**Problem details**
Transcribe the material word for word, but without the images.

**Raw records**

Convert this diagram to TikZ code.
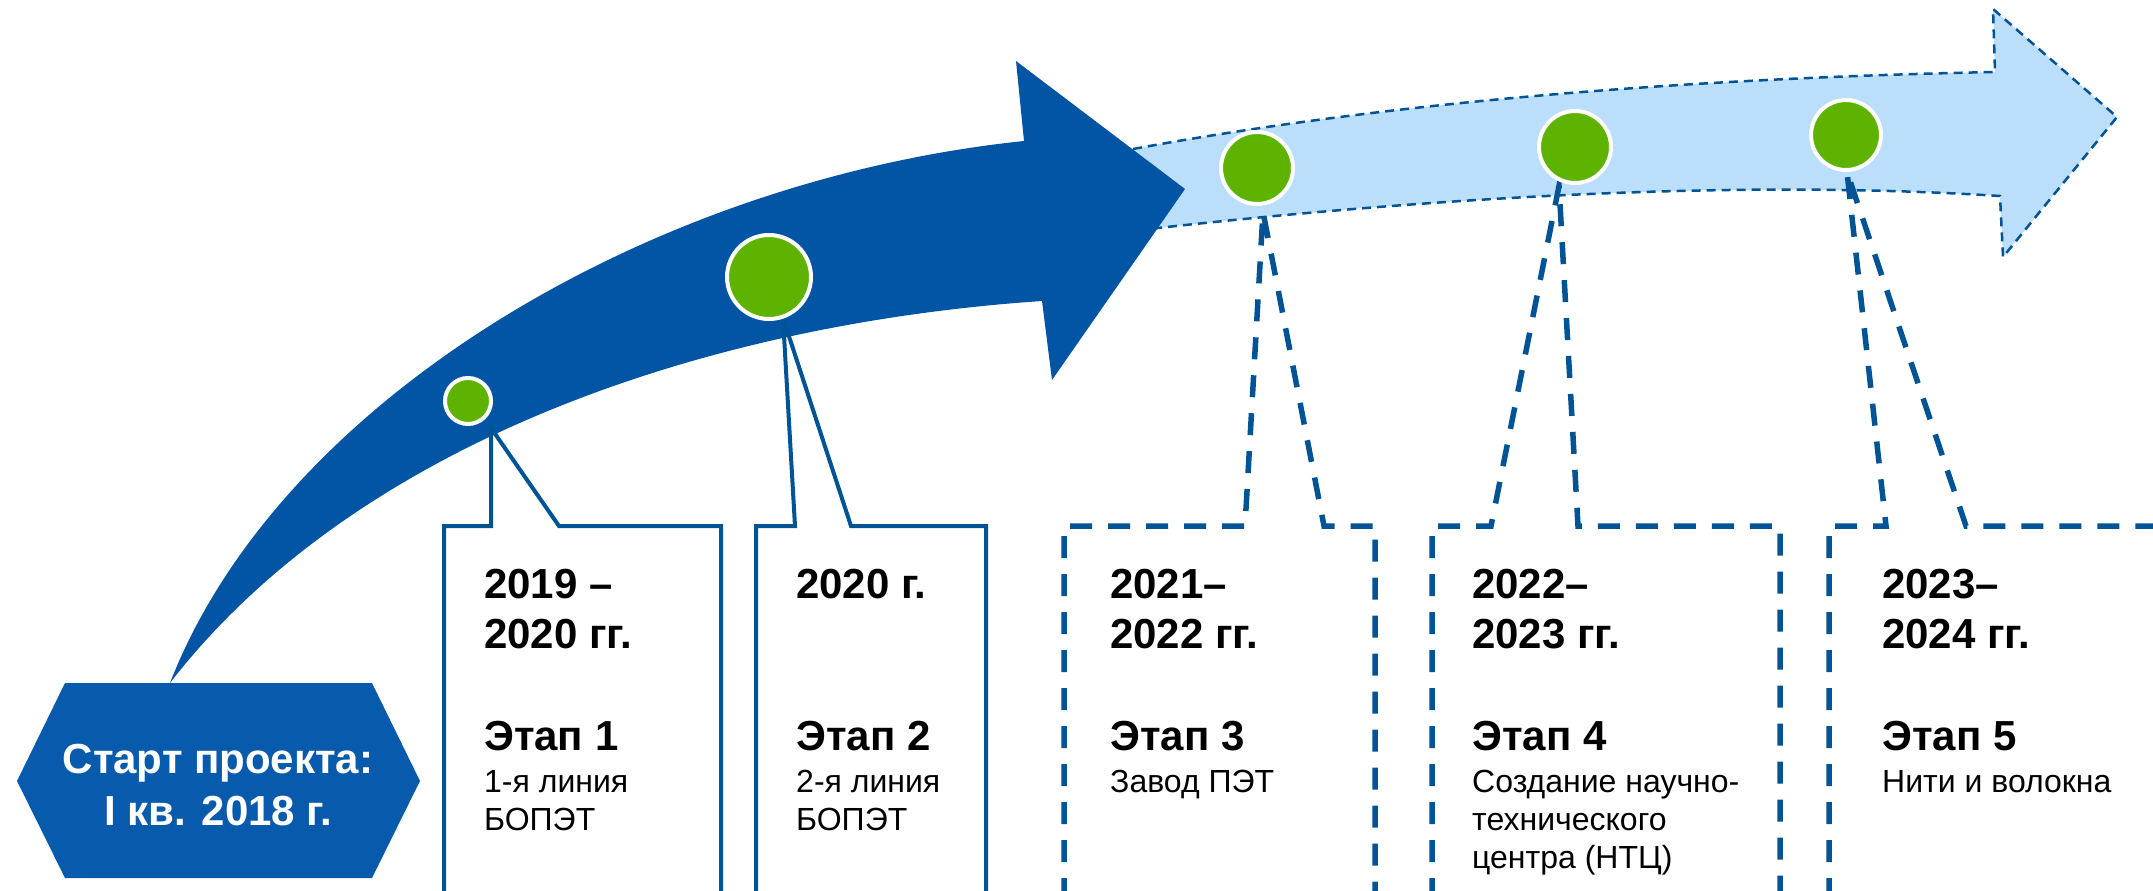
\documentclass[tikz,border=0pt]{standalone}
\usepackage{fontspec}
\setmainfont{Liberation Sans}
\definecolor{darkarrow}{RGB}{2,84,164}
\definecolor{hexblue}{RGB}{8,90,173}
\definecolor{lightarrow}{RGB}{187,222,251}
\definecolor{boxline}{RGB}{0,84,150}
\definecolor{dotgreen}{RGB}{93,179,0}
\begin{document}
\begin{tikzpicture}[x=1pt,y=-1pt,
  solidbox/.style={draw=boxline,line width=4,line join=miter},
  dashbox/.style={draw=boxline,line width=5.5,dash pattern=on 22 off 16},
  milestone/.style={circle,fill=dotgreen,draw=white,line width=4,inner sep=0},
  yeartxt/.style={anchor=base west,inner sep=0,font=\fontsize{42}{50}\selectfont\bfseries},
  desctxt/.style={anchor=base west,inner sep=0,font=\fontsize{32}{38}\selectfont},
  hextxt/.style={anchor=base,inner sep=0,text=white,font=\fontsize{42}{50}\selectfont\bfseries}]
\useasboundingbox (0,0) rectangle (2153,891);
% light arrow
\fill[lightarrow] (1133,149) .. controls (1400,100) and (1700,78) .. (1995,72)
  -- (1993,9) -- (2117,117) -- (2003,257) -- (2000,196)
  .. controls (1750,180) and (1450,195) .. (1140,230) -- cycle;
\draw[boxline,line width=2.5,dash pattern=on 9 off 6]
  (1133,149) .. controls (1400,100) and (1700,78) .. (1995,72)
  -- (1993,9) -- (2117,117) -- (2003,257) -- (2000,196)
  .. controls (1750,180) and (1450,195) .. (1140,230);
% dark arrow
\fill[darkarrow] (170,683) .. controls (280,400) and (650,180) .. (1024,141)
  -- (1016,61) -- (1185,189) -- (1052,380) -- (1042,301)
  .. controls (690,325) and (350,450) .. (170,683) -- cycle;
% start hexagon
\fill[hexblue] (65,683) -- (372,683) -- (420,781) -- (372,878) -- (65,878) -- (17,781) -- cycle;
\node[hextxt] (start1) at (218,773) {Старт проекта:};
\node[hextxt] (start2) at (218,825) {I кв. 2018 г.};
% callout boxes
\coordinate (p1) at (491,428);
\coordinate (p2) at (783,318);
\coordinate (p3) at (1263,212);
\coordinate (p4) at (1559,186);
\coordinate (p5) at (1847,172);
\draw[solidbox] (444,900) -- (444,526) -- (491,526) -- (p1) -- (559,526) -- (721,526) -- (721,900);
\draw[solidbox] (756,900) -- (756,526) -- (795,526) -- (p2) -- (851,526) -- (986,526) -- (986,900);
\draw[dashbox] (1064,900) -- (1064,526) -- (1245,526) -- (p3) -- (1324,526) -- (1375,526) -- (1375,900);
\draw[dashbox] (1432,900) -- (1432,526) -- (1491,526) -- (p4) -- (1578,526) -- (1780,526) -- (1780,900);
\draw[dashbox] (1829,900) -- (1829,526) -- (1886,526) -- (p5) -- (1966,526) -- (2160,526);
% milestones
\node[milestone,minimum size=46] (m1) at (468,401) {};
\node[milestone,minimum size=84] (m2) at (769,277) {};
\node[milestone,minimum size=72] (m3) at (1257,168) {};
\node[milestone,minimum size=72] (m4) at (1575,147) {};
\node[milestone,minimum size=70] (m5) at (1846,135) {};
% texts
\node[yeartxt] (y1a) at (484,598) {2019 –};
\node[yeartxt] (y1b) at (484,648) {2020 гг.};
\node[yeartxt] (e1) at (484,750) {Этап 1};
\node[desctxt] (d1a) at (484,792) {1-я линия};
\node[desctxt] (d1b) at (484,830) {БОПЭТ};
\node[yeartxt] (y2a) at (796,598) {2020 г.};
\node[yeartxt] (e2) at (796,750) {Этап 2};
\node[desctxt] (d2a) at (796,792) {2-я линия};
\node[desctxt] (d2b) at (796,830) {БОПЭТ};
\node[yeartxt] (y3a) at (1110,598) {2021–};
\node[yeartxt] (y3b) at (1110,648) {2022 гг.};
\node[yeartxt] (e3) at (1110,750) {Этап 3};
\node[desctxt] (d3a) at (1110,792) {Завод ПЭТ};
\node[yeartxt] (y4a) at (1472,598) {2022–};
\node[yeartxt] (y4b) at (1472,648) {2023 гг.};
\node[yeartxt] (e4) at (1472,750) {Этап 4};
\node[desctxt] (d4a) at (1472,792) {Создание научно-};
\node[desctxt] (d4b) at (1472,830) {технического};
\node[desctxt] (d4c) at (1472,868) {центра (НТЦ)};
\node[yeartxt] (y5a) at (1882,598) {2023–};
\node[yeartxt] (y5b) at (1882,648) {2024 гг.};
\node[yeartxt] (e5) at (1882,750) {Этап 5};
\node[desctxt] (d5a) at (1882,792) {Нити и волокна};
\end{tikzpicture}
\end{document}
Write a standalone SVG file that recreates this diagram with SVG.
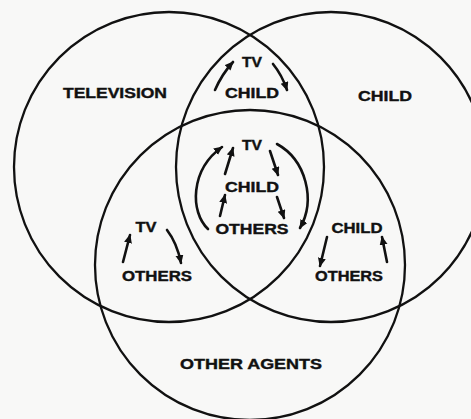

**Solution for this problem**
Convert this diagram to TikZ code.
\documentclass[tikz,border=0pt]{standalone}
\usepackage{fontspec}
\setmainfont{Liberation Sans}
\definecolor{darkarrow}{RGB}{2,84,164}
\definecolor{hexblue}{RGB}{8,90,173}
\definecolor{lightarrow}{RGB}{187,222,251}
\definecolor{boxline}{RGB}{0,84,150}
\definecolor{dotgreen}{RGB}{93,179,0}
\begin{document}
\begin{tikzpicture}[x=1pt,y=-1pt,
  solidbox/.style={draw=boxline,line width=4,line join=miter},
  dashbox/.style={draw=boxline,line width=5.5,dash pattern=on 22 off 16},
  milestone/.style={circle,fill=dotgreen,draw=white,line width=4,inner sep=0},
  yeartxt/.style={anchor=base west,inner sep=0,font=\fontsize{42}{50}\selectfont\bfseries},
  desctxt/.style={anchor=base west,inner sep=0,font=\fontsize{32}{38}\selectfont},
  hextxt/.style={anchor=base,inner sep=0,text=white,font=\fontsize{42}{50}\selectfont\bfseries}]
\useasboundingbox (0,0) rectangle (2153,891);
% light arrow
\fill[lightarrow] (1133,149) .. controls (1400,100) and (1700,78) .. (1995,72)
  -- (1993,9) -- (2117,117) -- (2003,257) -- (2000,196)
  .. controls (1750,180) and (1450,195) .. (1140,230) -- cycle;
\draw[boxline,line width=2.5,dash pattern=on 9 off 6]
  (1133,149) .. controls (1400,100) and (1700,78) .. (1995,72)
  -- (1993,9) -- (2117,117) -- (2003,257) -- (2000,196)
  .. controls (1750,180) and (1450,195) .. (1140,230);
% dark arrow
\fill[darkarrow] (170,683) .. controls (280,400) and (650,180) .. (1024,141)
  -- (1016,61) -- (1185,189) -- (1052,380) -- (1042,301)
  .. controls (690,325) and (350,450) .. (170,683) -- cycle;
% start hexagon
\fill[hexblue] (65,683) -- (372,683) -- (420,781) -- (372,878) -- (65,878) -- (17,781) -- cycle;
\node[hextxt] (start1) at (218,773) {Старт проекта:};
\node[hextxt] (start2) at (218,825) {I кв. 2018 г.};
% callout boxes
\coordinate (p1) at (491,428);
\coordinate (p2) at (783,318);
\coordinate (p3) at (1263,212);
\coordinate (p4) at (1559,186);
\coordinate (p5) at (1847,172);
\draw[solidbox] (444,900) -- (444,526) -- (491,526) -- (p1) -- (559,526) -- (721,526) -- (721,900);
\draw[solidbox] (756,900) -- (756,526) -- (795,526) -- (p2) -- (851,526) -- (986,526) -- (986,900);
\draw[dashbox] (1064,900) -- (1064,526) -- (1245,526) -- (p3) -- (1324,526) -- (1375,526) -- (1375,900);
\draw[dashbox] (1432,900) -- (1432,526) -- (1491,526) -- (p4) -- (1578,526) -- (1780,526) -- (1780,900);
\draw[dashbox] (1829,900) -- (1829,526) -- (1886,526) -- (p5) -- (1966,526) -- (2160,526);
% milestones
\node[milestone,minimum size=46] (m1) at (468,401) {};
\node[milestone,minimum size=84] (m2) at (769,277) {};
\node[milestone,minimum size=72] (m3) at (1257,168) {};
\node[milestone,minimum size=72] (m4) at (1575,147) {};
\node[milestone,minimum size=70] (m5) at (1846,135) {};
% texts
\node[yeartxt] (y1a) at (484,598) {2019 –};
\node[yeartxt] (y1b) at (484,648) {2020 гг.};
\node[yeartxt] (e1) at (484,750) {Этап 1};
\node[desctxt] (d1a) at (484,792) {1-я линия};
\node[desctxt] (d1b) at (484,830) {БОПЭТ};
\node[yeartxt] (y2a) at (796,598) {2020 г.};
\node[yeartxt] (e2) at (796,750) {Этап 2};
\node[desctxt] (d2a) at (796,792) {2-я линия};
\node[desctxt] (d2b) at (796,830) {БОПЭТ};
\node[yeartxt] (y3a) at (1110,598) {2021–};
\node[yeartxt] (y3b) at (1110,648) {2022 гг.};
\node[yeartxt] (e3) at (1110,750) {Этап 3};
\node[desctxt] (d3a) at (1110,792) {Завод ПЭТ};
\node[yeartxt] (y4a) at (1472,598) {2022–};
\node[yeartxt] (y4b) at (1472,648) {2023 гг.};
\node[yeartxt] (e4) at (1472,750) {Этап 4};
\node[desctxt] (d4a) at (1472,792) {Создание научно-};
\node[desctxt] (d4b) at (1472,830) {технического};
\node[desctxt] (d4c) at (1472,868) {центра (НТЦ)};
\node[yeartxt] (y5a) at (1882,598) {2023–};
\node[yeartxt] (y5b) at (1882,648) {2024 гг.};
\node[yeartxt] (e5) at (1882,750) {Этап 5};
\node[desctxt] (d5a) at (1882,792) {Нити и волокна};
\end{tikzpicture}
\end{document}
Write a standalone SVG file that recreates this diagram with SVG.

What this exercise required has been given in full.